SDG 17: Partnerships for the goals >
SDG 17: Strengthen the means of implementation and revitalise the global partnership for sustainable development
In the far north of Kenya, the Chalbi Desert stretches across an arid plain of stones and dust. Despite it being one of the most inhospitable areas in Africa, some local tribes have established a small town called North Horr.
This village is among the most effective examples of international cooperation, as it is inhabited mainly by nomads from the Gabra tribe, who live almost exclusively on sheep farming. Yet, the inhospitable climate is leading to the death of more and more animals, making the future of an entire community more precarious every day.

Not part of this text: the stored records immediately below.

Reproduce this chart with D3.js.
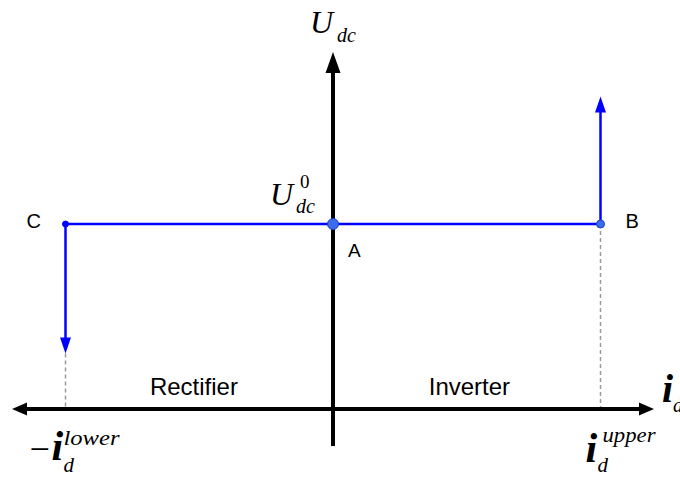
<!DOCTYPE html>
<html>
<head>
<meta charset="utf-8">
<script src="https://cdn.jsdelivr.net/npm/d3@7/dist/d3.min.js"></script>
<style>
  html, body { margin: 0; padding: 0; background: #fff; }
  svg { display: block; }
  .math { font-family: "Liberation Serif", "Times New Roman", serif; font-style: italic; }
  .roman { font-family: "Liberation Serif", "Times New Roman", serif; }
  .sans { font-family: "Liberation Sans", Arial, sans-serif; }
</style>
</head>
<body>
<svg id="chart" width="680" height="477"></svg>
<script>
// Operating characteristic of a DC converter in the (i_d, U_dc) plane
const axisX = [-1.2, 1.2];          // current axis extent (arrow tip to arrow tip)
const axisY = [-0.2, 1.93];         // voltage axis extent (bottom end to arrow tip)
const uDc0 = 1;                     // no-load DC voltage, point A
const iUpper = 1;                   // inverter current limit, point B
const iLower = 1;                   // rectifier current limit, point C
const upperArrowEnd = 1.69;         // B branch rises vertically
const lowerArrowEnd = 0.30;         // C branch falls vertically
const points = [
  { name: "A", i: 0, u: uDc0 },
  { name: "B", i: iUpper, u: uDc0 },
  { name: "C", i: -iLower, u: uDc0 }
];
const regions = [
  { label: "Rectifier", i: -0.52 },
  { label: "Inverter", i: 0.51 }
];

const svg = d3.select("#chart");
const x = d3.scaleLinear().domain(axisX).range([12, 654]);
const y = d3.scaleLinear().domain(axisY).range([446, 52]);

const blue = "#0000ff";

// arrowhead polygon: tip at (tx,ty), pointing along (dx,dy)
function arrowHead(tx, ty, dx, dy, len, halfW, fill) {
  const px = -dy, py = dx;
  const bx = tx - dx * len, by = ty - dy * len;
  svg.append("path")
    .attr("d", `M${tx},${ty}L${bx + px * halfW},${by + py * halfW}L${bx - px * halfW},${by - py * halfW}Z`)
    .attr("fill", fill);
}

// dashed guides from current limits down to the i_d axis
[-iLower, iUpper].forEach(v => {
  svg.append("line")
    .attr("x1", x(v)).attr("x2", x(v))
    .attr("y1", y(v < 0 ? lowerArrowEnd : uDc0)).attr("y2", y(0))
    .attr("stroke", "#9a9a9a").attr("stroke-width", 1.5)
    .attr("stroke-dasharray", "4,3");
});

// axes
svg.append("line")
  .attr("x1", x(axisX[0]) + 12).attr("x2", x(axisX[1]) - 12)
  .attr("y1", y(0)).attr("y2", y(0))
  .attr("stroke", "#000").attr("stroke-width", 4);
arrowHead(x(axisX[0]), y(0), -1, 0, 15, 6.5, "#000");
arrowHead(x(axisX[1]), y(0), 1, 0, 15, 6.5, "#000");

svg.append("line")
  .attr("x1", x(0)).attr("x2", x(0))
  .attr("y1", y(axisY[0])).attr("y2", y(axisY[1]) + 18)
  .attr("stroke", "#000").attr("stroke-width", 4);
arrowHead(x(0), y(axisY[1]), 0, -1, 21, 7.5, "#000");

// characteristic: C -> A -> B horizontal, vertical branches at the limits
svg.append("line")
  .attr("x1", x(-iLower)).attr("x2", x(iUpper))
  .attr("y1", y(uDc0)).attr("y2", y(uDc0))
  .attr("stroke", blue).attr("stroke-width", 2.5);

svg.append("line")
  .attr("x1", x(iUpper)).attr("x2", x(iUpper))
  .attr("y1", y(uDc0)).attr("y2", y(upperArrowEnd) + 12)
  .attr("stroke", blue).attr("stroke-width", 2.5);
arrowHead(x(iUpper), y(upperArrowEnd), 0, -1, 16, 5.5, blue);

svg.append("line")
  .attr("x1", x(-iLower)).attr("x2", x(-iLower))
  .attr("y1", y(uDc0)).attr("y2", y(lowerArrowEnd) - 12)
  .attr("stroke", blue).attr("stroke-width", 2.5);
arrowHead(x(-iLower), y(lowerArrowEnd), 0, 1, 16, 5.5, blue);

// operating points
const pointStyle = {
  A: { r: 5.5, fill: "#3a6cf0", stroke: "#1f3fbf" },
  B: { r: 4, fill: "#3a6cf0", stroke: "#1f3fbf" },
  C: { r: 3, fill: blue, stroke: blue }
};
svg.selectAll("circle.pt").data(points).enter().append("circle")
  .attr("class", "pt")
  .attr("cx", d => x(d.i)).attr("cy", d => y(d.u))
  .attr("r", d => pointStyle[d.name].r)
  .attr("fill", d => pointStyle[d.name].fill)
  .attr("stroke", d => pointStyle[d.name].stroke).attr("stroke-width", 1);

// point labels
const labelPos = { A: [15, 33, 19], B: [25, 4, 20], C: [-39, 4, 20] };
svg.selectAll("text.pt").data(points).enter().append("text")
  .attr("class", "sans")
  .attr("x", d => x(d.i) + labelPos[d.name][0])
  .attr("y", d => y(d.u) + labelPos[d.name][1])
  .attr("font-size", d => labelPos[d.name][2])
  .text(d => d.name);

// region labels
svg.selectAll("text.reg").data(regions).enter().append("text")
  .attr("class", "sans")
  .attr("x", d => x(d.i)).attr("y", y(0) - 14)
  .attr("text-anchor", "middle").attr("font-size", 24)
  .text(d => d.label);

// math labels
function mathText(px, py, str, size, cls, weight, len) {
  const t = svg.append("text").attr("class", cls || "math")
    .attr("x", px).attr("y", py).attr("font-size", size)
    .attr("font-weight", weight || "normal").text(str);
  if (len) t.attr("textLength", len).attr("lengthAdjust", "spacingAndGlyphs");
  return t;
}

// U_dc axis title
mathText(x(0) - 23, 33, "U", 32);
mathText(x(0) + 4, 42, "dc", 20);

// U_dc^0 at point A
mathText(x(0) - 63, 205, "U", 32);
mathText(x(0) - 33, 188, "0", 19, "roman");
mathText(x(0) - 37, 213, "dc", 20);

// i_d axis title
mathText(x(axisX[1]) + 8, 402, "i", 40, "math", "bold");
mathText(x(axisX[1]) + 19, 412, "d", 20);

// -i_d^lower
mathText(x(-iLower) - 36, 461, "\u2212", 36, "roman");
mathText(x(-iLower) - 14, 460, "i", 42, "math", "bold");
mathText(x(-iLower) - 2, 445, "lower", 20, "math", "normal", 56);
mathText(x(-iLower) - 2, 472, "d", 21);

// i_d^upper
mathText(x(iUpper) - 15, 462, "i", 42, "math", "bold");
mathText(x(iUpper) + 2, 442, "upper", 20, "math", "normal", 53);
mathText(x(iUpper) - 3, 472, "d", 21);
</script>
</body>
</html>
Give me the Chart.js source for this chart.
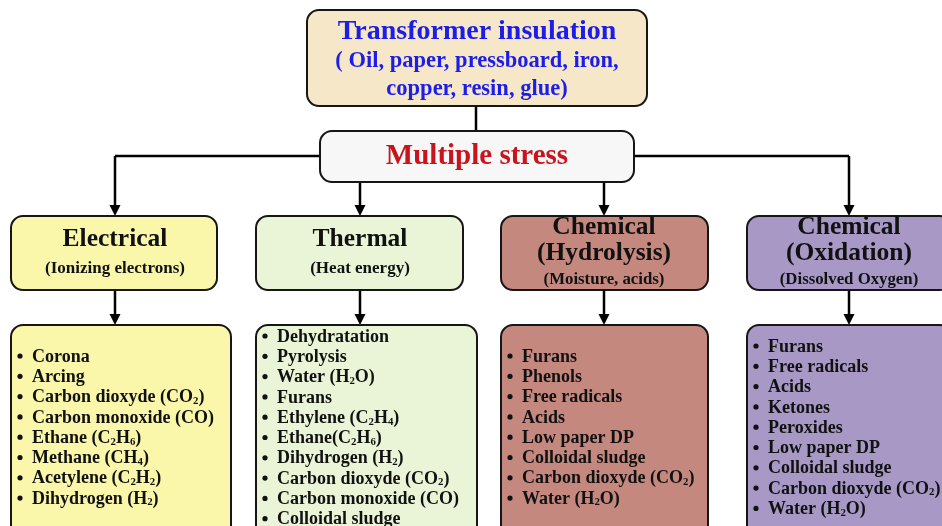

Climate change is making rainfall extremely rare, reducing the presence of water to a minimum to develop both human and animal life.
In this complicated context, Amref has set up ‘Heal’, a project that aims to radically change the interdependent relationship between humankind and the environment. Using its transnational presence, the Association is encouraging a process involving countries, organisations and experts, leading North Horr towards sustainable development solutions.
One of the cornerstones of Heal is the adoption of a multi-user innovation platform aimed at preventing meteorological risks. To power it, the Association has asked pastoral society leaders, project staff of NGOs working in the area and others such as scientists and researchers who gravitate towards the area to wear sensors to track what is happening in their environment.
A series of weather stations then analyse the collected data in real time, which the project managers then explained to the shepherds. In this way, shepherds can manage their livestock more responsibly, preserving them in the difficult environment.
In addition to this, the Heal project has already brought a permanent healthcare centre to North Horr to respond effectively to the various health problems affecting the local populations: from childbirth to malnutrition, from illnesses to accidents among the nomads. The project focuses also on a third dimension, the cultural one, to use today’s knowledge to overcome customs and superstitions that have been handed down for centuries in this part of the world.